Joseph Ashwood ashwood at msn.com
Wed Apr 2 19:37:27 EDT 2014


-----Original Message----- 
From: Jerry Leichter
Subject: [Cryptography] Clever physical 2nd-factor authentication

> http://passwindow.com/

Since it doesn't seem to have been broken yet, I'll go ahead and do that 
right now.

It is a linear collection of 8-segment displays with certain segments 
already activated and printed on the card. So shorten the process further, 
each of the middle displays shares the left and right segments (2 per side) 
and the end displays share one side each (2 segments).

I'm going to begin the attack after the P has been displayed, even though 
they seem to be relying on this for security, a brute force attempt to 
display a P is easy enough on such a display.

To attack.

Start with a selected display, I will start with the left most.
Choose a segment to test.
Display 8 on that display minus the test segment. To test the middle segment 
send 0.
If the user enters the number 8, the segment is present on the card, 
otherwise the segment is not present on the card.
Repeat steps for each segment.

There are by my count 9 displays on the initial implementation, leading to a 
maximum work effort of 64 to solve the entire grid.

Scaling is not a problem, this attack scales linearly with the length of the 
unknown code.

The only downside is that this is an active attack.


Passive attacks are possible, but more complex.

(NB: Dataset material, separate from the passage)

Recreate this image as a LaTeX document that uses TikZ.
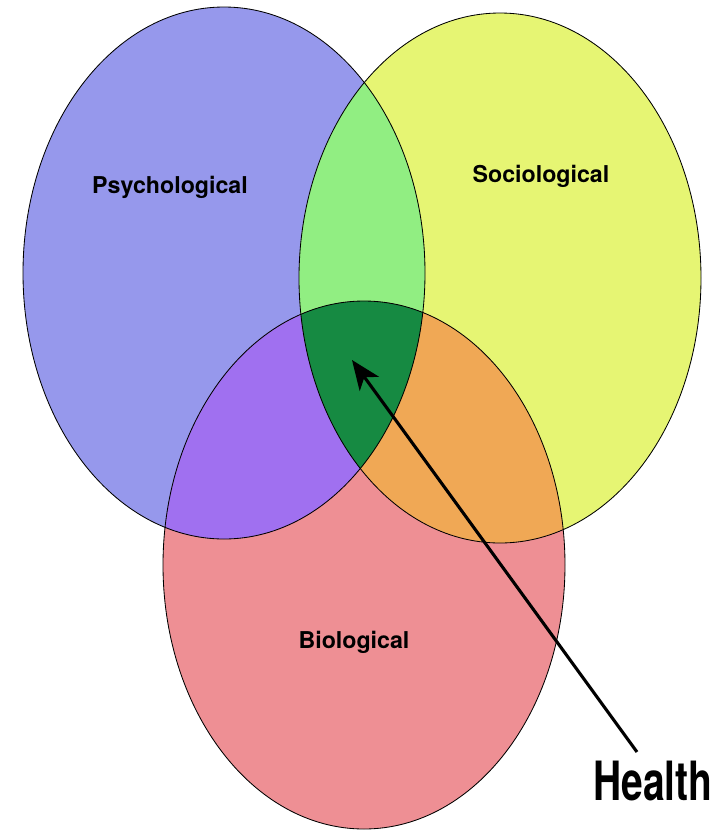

I don't feel like providing the exact details, but they can be worked out 
easily enough.

Record a successful login for playback
At each step where a number was typed in there was at least one segment that 
was printed on the card.
Thus from each number recorded in this manner at least 1 segment on the 
device was recovered.
Assuming the selection is perfectly random it will take an observation of 
about 400 such numbers, multiple numbers per logins makes this passive 
attack relatively quick and efficient.

In the end you are using the simple fact that the user provides the data to 
find eliminate the apparent entropy that is the entire security of the 
system.

Sorry, the system is extremely weak.